_Source material_.
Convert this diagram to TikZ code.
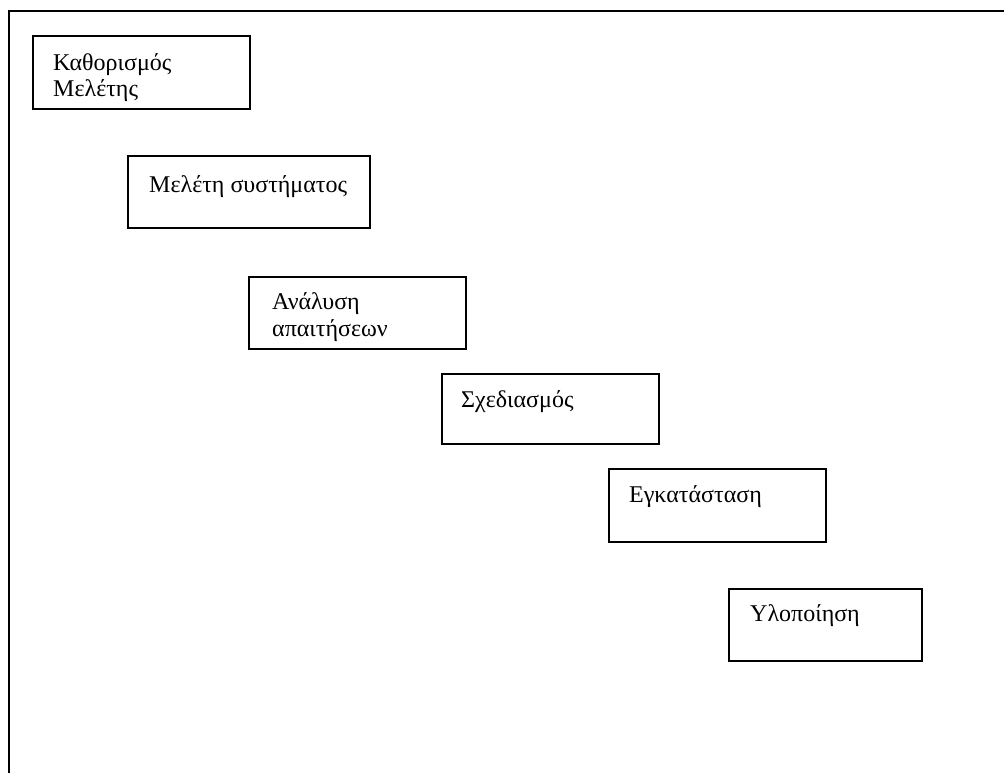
\documentclass[tikz,border=0pt]{standalone}
\usepackage{fontspec}
\setmainfont{Liberation Serif}
\begin{document}
\begin{tikzpicture}[x=1pt,y=-1pt,
  stagebox/.style={draw=black, line width=1.6pt, rectangle, inner sep=0pt,
    anchor=north west, minimum width=#1},
  stagebox/.default=217pt,
  % the base anchor of a two-line label sits on its last line
  stagetext/.style={anchor=base west, inner sep=0pt, align=left,
    font=\fontsize{24}{26.5}\selectfont}]
  \useasboundingbox (0,0) rectangle (1004,773);
  % page frame (cut at right and bottom)
  \coordinate (fbl) at (9,773);
  \coordinate (ftl) at (9,11);
  \coordinate (ftr) at (1004,11);
  \draw[line width=1.8pt] (fbl) -- (ftl) -- (ftr);
  % stages
  \node[stagebox=217pt, minimum height=73pt] (s1) at (32,35) {};
  \node[stagetext] (t1) at ([xshift=21pt,yshift=-62pt]s1.north west) {Καθορισμός\\Μελέτης};
  \node[stagebox=242pt, minimum height=72pt] (s2) at (127,155) {};
  \node[stagetext] (t2) at ([xshift=22pt,yshift=-38pt]s2.north west) {Μελέτη συστήματος};
  \node[stagebox=217pt, minimum height=72pt] (s3) at (248,276) {};
  \node[stagetext] (t3) at ([xshift=24pt,yshift=-60pt]s3.north west) {Ανάλυση\\απαιτήσεων};
  \node[stagebox=217pt, minimum height=70pt] (s4) at (441,373) {};
  \node[stagetext] (t4) at ([xshift=20pt,yshift=-34pt]s4.north west) {Σχεδιασμός};
  \node[stagebox=217pt, minimum height=73pt] (s5) at (608,468) {};
  \node[stagetext] (t5) at ([xshift=21pt,yshift=-34pt]s5.north west) {Εγκατάσταση};
  \node[stagebox=193pt, minimum height=72pt] (s6) at (728,588) {};
  \node[stagetext] (t6) at ([xshift=22pt,yshift=-33pt]s6.north west) {Υλοποίηση};
\end{tikzpicture}
\end{document}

_Stated goal_. Output the lines above in full and exactly as given, omitting any pictures.

_Answer below_.
Convert this diagram to TikZ code.
\documentclass[tikz,border=0pt]{standalone}
\usepackage{fontspec}
\setmainfont{Liberation Serif}
\begin{document}
\begin{tikzpicture}[x=1pt,y=-1pt,
  stagebox/.style={draw=black, line width=1.6pt, rectangle, inner sep=0pt,
    anchor=north west, minimum width=#1},
  stagebox/.default=217pt,
  % the base anchor of a two-line label sits on its last line
  stagetext/.style={anchor=base west, inner sep=0pt, align=left,
    font=\fontsize{24}{26.5}\selectfont}]
  \useasboundingbox (0,0) rectangle (1004,773);
  % page frame (cut at right and bottom)
  \coordinate (fbl) at (9,773);
  \coordinate (ftl) at (9,11);
  \coordinate (ftr) at (1004,11);
  \draw[line width=1.8pt] (fbl) -- (ftl) -- (ftr);
  % stages
  \node[stagebox=217pt, minimum height=73pt] (s1) at (32,35) {};
  \node[stagetext] (t1) at ([xshift=21pt,yshift=-62pt]s1.north west) {Καθορισμός\\Μελέτης};
  \node[stagebox=242pt, minimum height=72pt] (s2) at (127,155) {};
  \node[stagetext] (t2) at ([xshift=22pt,yshift=-38pt]s2.north west) {Μελέτη συστήματος};
  \node[stagebox=217pt, minimum height=72pt] (s3) at (248,276) {};
  \node[stagetext] (t3) at ([xshift=24pt,yshift=-60pt]s3.north west) {Ανάλυση\\απαιτήσεων};
  \node[stagebox=217pt, minimum height=70pt] (s4) at (441,373) {};
  \node[stagetext] (t4) at ([xshift=20pt,yshift=-34pt]s4.north west) {Σχεδιασμός};
  \node[stagebox=217pt, minimum height=73pt] (s5) at (608,468) {};
  \node[stagetext] (t5) at ([xshift=21pt,yshift=-34pt]s5.north west) {Εγκατάσταση};
  \node[stagebox=193pt, minimum height=72pt] (s6) at (728,588) {};
  \node[stagetext] (t6) at ([xshift=22pt,yshift=-33pt]s6.north west) {Υλοποίηση};
\end{tikzpicture}
\end{document}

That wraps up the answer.